━━ SOURCE DATA

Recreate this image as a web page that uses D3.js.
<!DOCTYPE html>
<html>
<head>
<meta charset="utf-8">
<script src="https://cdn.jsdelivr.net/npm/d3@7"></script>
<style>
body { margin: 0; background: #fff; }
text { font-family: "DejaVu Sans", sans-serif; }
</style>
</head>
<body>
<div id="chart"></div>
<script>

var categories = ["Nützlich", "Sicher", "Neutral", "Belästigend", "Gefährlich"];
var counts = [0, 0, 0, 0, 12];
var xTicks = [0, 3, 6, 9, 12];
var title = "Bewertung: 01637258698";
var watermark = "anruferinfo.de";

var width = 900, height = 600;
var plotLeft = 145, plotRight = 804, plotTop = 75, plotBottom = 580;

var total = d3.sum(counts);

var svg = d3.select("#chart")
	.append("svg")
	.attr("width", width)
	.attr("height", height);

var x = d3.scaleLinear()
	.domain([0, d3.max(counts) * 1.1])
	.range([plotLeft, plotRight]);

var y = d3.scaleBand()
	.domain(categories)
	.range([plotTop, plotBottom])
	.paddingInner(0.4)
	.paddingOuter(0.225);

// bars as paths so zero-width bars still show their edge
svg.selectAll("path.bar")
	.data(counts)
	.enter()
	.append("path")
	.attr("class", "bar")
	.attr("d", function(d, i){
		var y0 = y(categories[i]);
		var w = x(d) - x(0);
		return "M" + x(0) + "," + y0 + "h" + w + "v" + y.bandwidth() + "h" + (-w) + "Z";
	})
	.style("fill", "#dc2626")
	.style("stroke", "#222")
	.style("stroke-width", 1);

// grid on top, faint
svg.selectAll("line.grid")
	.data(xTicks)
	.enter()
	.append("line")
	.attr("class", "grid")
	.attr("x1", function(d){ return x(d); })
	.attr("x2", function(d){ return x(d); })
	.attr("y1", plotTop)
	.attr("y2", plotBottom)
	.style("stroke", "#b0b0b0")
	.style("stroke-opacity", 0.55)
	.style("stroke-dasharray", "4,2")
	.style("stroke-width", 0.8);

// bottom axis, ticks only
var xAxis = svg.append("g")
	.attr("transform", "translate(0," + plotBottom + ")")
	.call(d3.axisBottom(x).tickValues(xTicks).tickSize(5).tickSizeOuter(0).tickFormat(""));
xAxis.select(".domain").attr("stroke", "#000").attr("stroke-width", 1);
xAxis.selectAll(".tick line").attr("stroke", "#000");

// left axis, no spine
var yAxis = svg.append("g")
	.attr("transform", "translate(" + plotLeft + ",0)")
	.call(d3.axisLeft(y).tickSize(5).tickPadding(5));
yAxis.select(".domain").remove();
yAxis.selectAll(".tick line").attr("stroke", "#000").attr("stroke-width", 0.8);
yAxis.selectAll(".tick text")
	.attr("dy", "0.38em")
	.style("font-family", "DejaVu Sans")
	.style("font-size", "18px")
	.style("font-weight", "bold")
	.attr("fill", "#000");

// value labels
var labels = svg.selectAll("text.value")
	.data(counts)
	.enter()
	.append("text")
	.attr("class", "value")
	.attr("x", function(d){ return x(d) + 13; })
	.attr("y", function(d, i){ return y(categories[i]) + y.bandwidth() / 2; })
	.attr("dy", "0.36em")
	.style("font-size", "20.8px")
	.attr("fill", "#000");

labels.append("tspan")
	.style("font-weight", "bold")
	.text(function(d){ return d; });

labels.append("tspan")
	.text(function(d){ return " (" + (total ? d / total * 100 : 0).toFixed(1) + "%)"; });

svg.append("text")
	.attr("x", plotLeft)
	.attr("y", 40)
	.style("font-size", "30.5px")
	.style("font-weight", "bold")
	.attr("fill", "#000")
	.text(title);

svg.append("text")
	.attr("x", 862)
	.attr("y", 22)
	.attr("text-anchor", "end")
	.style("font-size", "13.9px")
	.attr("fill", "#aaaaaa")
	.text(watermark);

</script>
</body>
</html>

━━━━

> **REQUIREMENTS**:
Repeat the lines above exactly.

> **RESULT FOR THIS EXERCISE**:
Recreate this image as a web page that uses D3.js.
<!DOCTYPE html>
<html>
<head>
<meta charset="utf-8">
<script src="https://cdn.jsdelivr.net/npm/d3@7"></script>
<style>
body { margin: 0; background: #fff; }
text { font-family: "DejaVu Sans", sans-serif; }
</style>
</head>
<body>
<div id="chart"></div>
<script>

var categories = ["Nützlich", "Sicher", "Neutral", "Belästigend", "Gefährlich"];
var counts = [0, 0, 0, 0, 12];
var xTicks = [0, 3, 6, 9, 12];
var title = "Bewertung: 01637258698";
var watermark = "anruferinfo.de";

var width = 900, height = 600;
var plotLeft = 145, plotRight = 804, plotTop = 75, plotBottom = 580;

var total = d3.sum(counts);

var svg = d3.select("#chart")
	.append("svg")
	.attr("width", width)
	.attr("height", height);

var x = d3.scaleLinear()
	.domain([0, d3.max(counts) * 1.1])
	.range([plotLeft, plotRight]);

var y = d3.scaleBand()
	.domain(categories)
	.range([plotTop, plotBottom])
	.paddingInner(0.4)
	.paddingOuter(0.225);

// bars as paths so zero-width bars still show their edge
svg.selectAll("path.bar")
	.data(counts)
	.enter()
	.append("path")
	.attr("class", "bar")
	.attr("d", function(d, i){
		var y0 = y(categories[i]);
		var w = x(d) - x(0);
		return "M" + x(0) + "," + y0 + "h" + w + "v" + y.bandwidth() + "h" + (-w) + "Z";
	})
	.style("fill", "#dc2626")
	.style("stroke", "#222")
	.style("stroke-width", 1);

// grid on top, faint
svg.selectAll("line.grid")
	.data(xTicks)
	.enter()
	.append("line")
	.attr("class", "grid")
	.attr("x1", function(d){ return x(d); })
	.attr("x2", function(d){ return x(d); })
	.attr("y1", plotTop)
	.attr("y2", plotBottom)
	.style("stroke", "#b0b0b0")
	.style("stroke-opacity", 0.55)
	.style("stroke-dasharray", "4,2")
	.style("stroke-width", 0.8);

// bottom axis, ticks only
var xAxis = svg.append("g")
	.attr("transform", "translate(0," + plotBottom + ")")
	.call(d3.axisBottom(x).tickValues(xTicks).tickSize(5).tickSizeOuter(0).tickFormat(""));
xAxis.select(".domain").attr("stroke", "#000").attr("stroke-width", 1);
xAxis.selectAll(".tick line").attr("stroke", "#000");

// left axis, no spine
var yAxis = svg.append("g")
	.attr("transform", "translate(" + plotLeft + ",0)")
	.call(d3.axisLeft(y).tickSize(5).tickPadding(5));
yAxis.select(".domain").remove();
yAxis.selectAll(".tick line").attr("stroke", "#000").attr("stroke-width", 0.8);
yAxis.selectAll(".tick text")
	.attr("dy", "0.38em")
	.style("font-family", "DejaVu Sans")
	.style("font-size", "18px")
	.style("font-weight", "bold")
	.attr("fill", "#000");

// value labels
var labels = svg.selectAll("text.value")
	.data(counts)
	.enter()
	.append("text")
	.attr("class", "value")
	.attr("x", function(d){ return x(d) + 13; })
	.attr("y", function(d, i){ return y(categories[i]) + y.bandwidth() / 2; })
	.attr("dy", "0.36em")
	.style("font-size", "20.8px")
	.attr("fill", "#000");

labels.append("tspan")
	.style("font-weight", "bold")
	.text(function(d){ return d; });

labels.append("tspan")
	.text(function(d){ return " (" + (total ? d / total * 100 : 0).toFixed(1) + "%)"; });

svg.append("text")
	.attr("x", plotLeft)
	.attr("y", 40)
	.style("font-size", "30.5px")
	.style("font-weight", "bold")
	.attr("fill", "#000")
	.text(title);

svg.append("text")
	.attr("x", 862)
	.attr("y", 22)
	.attr("text-anchor", "end")
	.style("font-size", "13.9px")
	.attr("fill", "#aaaaaa")
	.text(watermark);

</script>
</body>
</html>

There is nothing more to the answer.